TASK PROMPT
Give all of the lines again, with nothing added or dropped.

DATASET EXCERPT
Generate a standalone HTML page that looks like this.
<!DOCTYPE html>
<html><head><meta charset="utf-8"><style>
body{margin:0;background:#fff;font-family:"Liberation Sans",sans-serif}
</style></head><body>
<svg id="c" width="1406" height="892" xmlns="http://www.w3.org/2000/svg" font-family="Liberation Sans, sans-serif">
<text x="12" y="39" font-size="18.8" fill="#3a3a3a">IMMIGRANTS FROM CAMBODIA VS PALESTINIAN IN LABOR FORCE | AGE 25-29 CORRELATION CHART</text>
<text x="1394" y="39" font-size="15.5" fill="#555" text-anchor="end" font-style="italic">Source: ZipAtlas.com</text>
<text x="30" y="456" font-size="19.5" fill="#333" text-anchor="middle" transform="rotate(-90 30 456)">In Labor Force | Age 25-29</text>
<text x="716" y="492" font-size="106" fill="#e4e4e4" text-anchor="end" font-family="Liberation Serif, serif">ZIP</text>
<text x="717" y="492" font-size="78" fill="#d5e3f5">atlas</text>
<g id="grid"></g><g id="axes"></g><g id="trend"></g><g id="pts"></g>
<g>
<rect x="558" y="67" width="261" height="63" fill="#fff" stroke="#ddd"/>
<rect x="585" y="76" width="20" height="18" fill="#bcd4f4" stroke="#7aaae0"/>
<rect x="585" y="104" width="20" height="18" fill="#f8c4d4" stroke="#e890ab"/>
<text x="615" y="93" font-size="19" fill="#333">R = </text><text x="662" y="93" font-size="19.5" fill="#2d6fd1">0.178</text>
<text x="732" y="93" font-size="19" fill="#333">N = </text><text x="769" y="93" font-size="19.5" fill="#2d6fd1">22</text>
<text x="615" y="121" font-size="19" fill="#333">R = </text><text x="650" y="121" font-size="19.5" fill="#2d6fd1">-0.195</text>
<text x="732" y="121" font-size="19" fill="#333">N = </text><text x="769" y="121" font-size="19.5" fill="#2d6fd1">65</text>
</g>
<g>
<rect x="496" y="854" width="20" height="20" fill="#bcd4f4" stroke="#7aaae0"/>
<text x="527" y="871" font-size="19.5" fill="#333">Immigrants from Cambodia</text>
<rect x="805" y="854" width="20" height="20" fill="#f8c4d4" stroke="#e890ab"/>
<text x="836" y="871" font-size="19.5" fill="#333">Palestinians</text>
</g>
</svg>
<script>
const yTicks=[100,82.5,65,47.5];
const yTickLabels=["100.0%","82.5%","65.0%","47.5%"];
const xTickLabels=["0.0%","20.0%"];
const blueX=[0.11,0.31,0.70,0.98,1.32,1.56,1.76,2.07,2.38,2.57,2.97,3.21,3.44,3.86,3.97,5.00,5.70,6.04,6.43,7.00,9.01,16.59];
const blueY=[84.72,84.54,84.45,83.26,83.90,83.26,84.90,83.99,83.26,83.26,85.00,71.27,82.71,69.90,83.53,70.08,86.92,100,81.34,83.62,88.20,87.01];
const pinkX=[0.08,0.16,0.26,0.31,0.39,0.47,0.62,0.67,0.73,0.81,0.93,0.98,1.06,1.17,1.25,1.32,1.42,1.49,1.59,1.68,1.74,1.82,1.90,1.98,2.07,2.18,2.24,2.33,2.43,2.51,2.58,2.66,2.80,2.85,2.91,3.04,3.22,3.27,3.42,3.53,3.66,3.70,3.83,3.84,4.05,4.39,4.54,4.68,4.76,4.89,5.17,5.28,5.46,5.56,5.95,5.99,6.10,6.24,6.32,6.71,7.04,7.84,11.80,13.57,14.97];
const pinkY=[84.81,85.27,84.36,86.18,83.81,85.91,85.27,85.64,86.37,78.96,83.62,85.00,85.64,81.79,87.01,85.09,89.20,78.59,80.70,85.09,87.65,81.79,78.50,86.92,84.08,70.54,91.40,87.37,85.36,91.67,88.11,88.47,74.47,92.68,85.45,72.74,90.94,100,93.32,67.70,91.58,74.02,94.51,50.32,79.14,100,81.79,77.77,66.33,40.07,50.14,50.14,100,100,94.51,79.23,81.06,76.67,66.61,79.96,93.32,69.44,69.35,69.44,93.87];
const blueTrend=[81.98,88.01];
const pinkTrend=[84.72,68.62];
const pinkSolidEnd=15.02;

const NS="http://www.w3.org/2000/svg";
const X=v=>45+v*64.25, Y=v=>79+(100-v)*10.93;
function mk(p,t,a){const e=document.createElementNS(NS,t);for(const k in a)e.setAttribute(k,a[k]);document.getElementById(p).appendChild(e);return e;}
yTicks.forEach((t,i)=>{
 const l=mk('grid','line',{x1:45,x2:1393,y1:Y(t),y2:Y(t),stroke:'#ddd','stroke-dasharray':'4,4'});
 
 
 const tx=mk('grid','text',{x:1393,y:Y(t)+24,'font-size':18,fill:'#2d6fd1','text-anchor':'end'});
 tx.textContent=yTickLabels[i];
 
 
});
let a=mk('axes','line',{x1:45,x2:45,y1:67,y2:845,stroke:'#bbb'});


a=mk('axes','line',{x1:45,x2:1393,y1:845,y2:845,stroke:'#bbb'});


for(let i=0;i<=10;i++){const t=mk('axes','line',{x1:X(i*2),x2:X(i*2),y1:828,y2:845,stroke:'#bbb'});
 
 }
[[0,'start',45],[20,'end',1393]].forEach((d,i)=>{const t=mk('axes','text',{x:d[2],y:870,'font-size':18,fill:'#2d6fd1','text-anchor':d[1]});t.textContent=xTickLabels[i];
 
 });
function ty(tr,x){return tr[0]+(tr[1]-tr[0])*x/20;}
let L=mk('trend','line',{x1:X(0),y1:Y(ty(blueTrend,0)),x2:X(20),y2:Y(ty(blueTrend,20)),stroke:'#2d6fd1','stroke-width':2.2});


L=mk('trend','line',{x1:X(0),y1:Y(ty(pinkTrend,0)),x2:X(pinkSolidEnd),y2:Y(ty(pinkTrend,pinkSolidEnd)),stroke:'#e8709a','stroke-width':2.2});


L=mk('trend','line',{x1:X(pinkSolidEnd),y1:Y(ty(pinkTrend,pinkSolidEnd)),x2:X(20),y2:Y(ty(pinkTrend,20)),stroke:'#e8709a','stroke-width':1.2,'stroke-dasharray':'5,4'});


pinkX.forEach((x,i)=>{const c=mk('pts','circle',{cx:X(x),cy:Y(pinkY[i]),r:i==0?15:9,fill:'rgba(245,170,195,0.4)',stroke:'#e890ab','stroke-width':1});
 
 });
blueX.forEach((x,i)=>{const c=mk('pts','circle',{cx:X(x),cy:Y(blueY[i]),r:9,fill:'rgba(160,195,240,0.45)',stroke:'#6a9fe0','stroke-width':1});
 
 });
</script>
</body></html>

ANSWER TO THIS TASK
Generate a standalone HTML page that looks like this.
<!DOCTYPE html>
<html><head><meta charset="utf-8"><style>
body{margin:0;background:#fff;font-family:"Liberation Sans",sans-serif}
</style></head><body>
<svg id="c" width="1406" height="892" xmlns="http://www.w3.org/2000/svg" font-family="Liberation Sans, sans-serif">
<text x="12" y="39" font-size="18.8" fill="#3a3a3a">IMMIGRANTS FROM CAMBODIA VS PALESTINIAN IN LABOR FORCE | AGE 25-29 CORRELATION CHART</text>
<text x="1394" y="39" font-size="15.5" fill="#555" text-anchor="end" font-style="italic">Source: ZipAtlas.com</text>
<text x="30" y="456" font-size="19.5" fill="#333" text-anchor="middle" transform="rotate(-90 30 456)">In Labor Force | Age 25-29</text>
<text x="716" y="492" font-size="106" fill="#e4e4e4" text-anchor="end" font-family="Liberation Serif, serif">ZIP</text>
<text x="717" y="492" font-size="78" fill="#d5e3f5">atlas</text>
<g id="grid"></g><g id="axes"></g><g id="trend"></g><g id="pts"></g>
<g>
<rect x="558" y="67" width="261" height="63" fill="#fff" stroke="#ddd"/>
<rect x="585" y="76" width="20" height="18" fill="#bcd4f4" stroke="#7aaae0"/>
<rect x="585" y="104" width="20" height="18" fill="#f8c4d4" stroke="#e890ab"/>
<text x="615" y="93" font-size="19" fill="#333">R = </text><text x="662" y="93" font-size="19.5" fill="#2d6fd1">0.178</text>
<text x="732" y="93" font-size="19" fill="#333">N = </text><text x="769" y="93" font-size="19.5" fill="#2d6fd1">22</text>
<text x="615" y="121" font-size="19" fill="#333">R = </text><text x="650" y="121" font-size="19.5" fill="#2d6fd1">-0.195</text>
<text x="732" y="121" font-size="19" fill="#333">N = </text><text x="769" y="121" font-size="19.5" fill="#2d6fd1">65</text>
</g>
<g>
<rect x="496" y="854" width="20" height="20" fill="#bcd4f4" stroke="#7aaae0"/>
<text x="527" y="871" font-size="19.5" fill="#333">Immigrants from Cambodia</text>
<rect x="805" y="854" width="20" height="20" fill="#f8c4d4" stroke="#e890ab"/>
<text x="836" y="871" font-size="19.5" fill="#333">Palestinians</text>
</g>
</svg>
<script>
const yTicks=[100,82.5,65,47.5];
const yTickLabels=["100.0%","82.5%","65.0%","47.5%"];
const xTickLabels=["0.0%","20.0%"];
const blueX=[0.11,0.31,0.70,0.98,1.32,1.56,1.76,2.07,2.38,2.57,2.97,3.21,3.44,3.86,3.97,5.00,5.70,6.04,6.43,7.00,9.01,16.59];
const blueY=[84.72,84.54,84.45,83.26,83.90,83.26,84.90,83.99,83.26,83.26,85.00,71.27,82.71,69.90,83.53,70.08,86.92,100,81.34,83.62,88.20,87.01];
const pinkX=[0.08,0.16,0.26,0.31,0.39,0.47,0.62,0.67,0.73,0.81,0.93,0.98,1.06,1.17,1.25,1.32,1.42,1.49,1.59,1.68,1.74,1.82,1.90,1.98,2.07,2.18,2.24,2.33,2.43,2.51,2.58,2.66,2.80,2.85,2.91,3.04,3.22,3.27,3.42,3.53,3.66,3.70,3.83,3.84,4.05,4.39,4.54,4.68,4.76,4.89,5.17,5.28,5.46,5.56,5.95,5.99,6.10,6.24,6.32,6.71,7.04,7.84,11.80,13.57,14.97];
const pinkY=[84.81,85.27,84.36,86.18,83.81,85.91,85.27,85.64,86.37,78.96,83.62,85.00,85.64,81.79,87.01,85.09,89.20,78.59,80.70,85.09,87.65,81.79,78.50,86.92,84.08,70.54,91.40,87.37,85.36,91.67,88.11,88.47,74.47,92.68,85.45,72.74,90.94,100,93.32,67.70,91.58,74.02,94.51,50.32,79.14,100,81.79,77.77,66.33,40.07,50.14,50.14,100,100,94.51,79.23,81.06,76.67,66.61,79.96,93.32,69.44,69.35,69.44,93.87];
const blueTrend=[81.98,88.01];
const pinkTrend=[84.72,68.62];
const pinkSolidEnd=15.02;

const NS="http://www.w3.org/2000/svg";
const X=v=>45+v*64.25, Y=v=>79+(100-v)*10.93;
function mk(p,t,a){const e=document.createElementNS(NS,t);for(const k in a)e.setAttribute(k,a[k]);document.getElementById(p).appendChild(e);return e;}
yTicks.forEach((t,i)=>{
 const l=mk('grid','line',{x1:45,x2:1393,y1:Y(t),y2:Y(t),stroke:'#ddd','stroke-dasharray':'4,4'});
 
 
 const tx=mk('grid','text',{x:1393,y:Y(t)+24,'font-size':18,fill:'#2d6fd1','text-anchor':'end'});
 tx.textContent=yTickLabels[i];
 
 
});
let a=mk('axes','line',{x1:45,x2:45,y1:67,y2:845,stroke:'#bbb'});


a=mk('axes','line',{x1:45,x2:1393,y1:845,y2:845,stroke:'#bbb'});


for(let i=0;i<=10;i++){const t=mk('axes','line',{x1:X(i*2),x2:X(i*2),y1:828,y2:845,stroke:'#bbb'});
 
 }
[[0,'start',45],[20,'end',1393]].forEach((d,i)=>{const t=mk('axes','text',{x:d[2],y:870,'font-size':18,fill:'#2d6fd1','text-anchor':d[1]});t.textContent=xTickLabels[i];
 
 });
function ty(tr,x){return tr[0]+(tr[1]-tr[0])*x/20;}
let L=mk('trend','line',{x1:X(0),y1:Y(ty(blueTrend,0)),x2:X(20),y2:Y(ty(blueTrend,20)),stroke:'#2d6fd1','stroke-width':2.2});


L=mk('trend','line',{x1:X(0),y1:Y(ty(pinkTrend,0)),x2:X(pinkSolidEnd),y2:Y(ty(pinkTrend,pinkSolidEnd)),stroke:'#e8709a','stroke-width':2.2});


L=mk('trend','line',{x1:X(pinkSolidEnd),y1:Y(ty(pinkTrend,pinkSolidEnd)),x2:X(20),y2:Y(ty(pinkTrend,20)),stroke:'#e8709a','stroke-width':1.2,'stroke-dasharray':'5,4'});


pinkX.forEach((x,i)=>{const c=mk('pts','circle',{cx:X(x),cy:Y(pinkY[i]),r:i==0?15:9,fill:'rgba(245,170,195,0.4)',stroke:'#e890ab','stroke-width':1});
 
 });
blueX.forEach((x,i)=>{const c=mk('pts','circle',{cx:X(x),cy:Y(blueY[i]),r:9,fill:'rgba(160,195,240,0.45)',stroke:'#6a9fe0','stroke-width':1});
 
 });
</script>
</body></html>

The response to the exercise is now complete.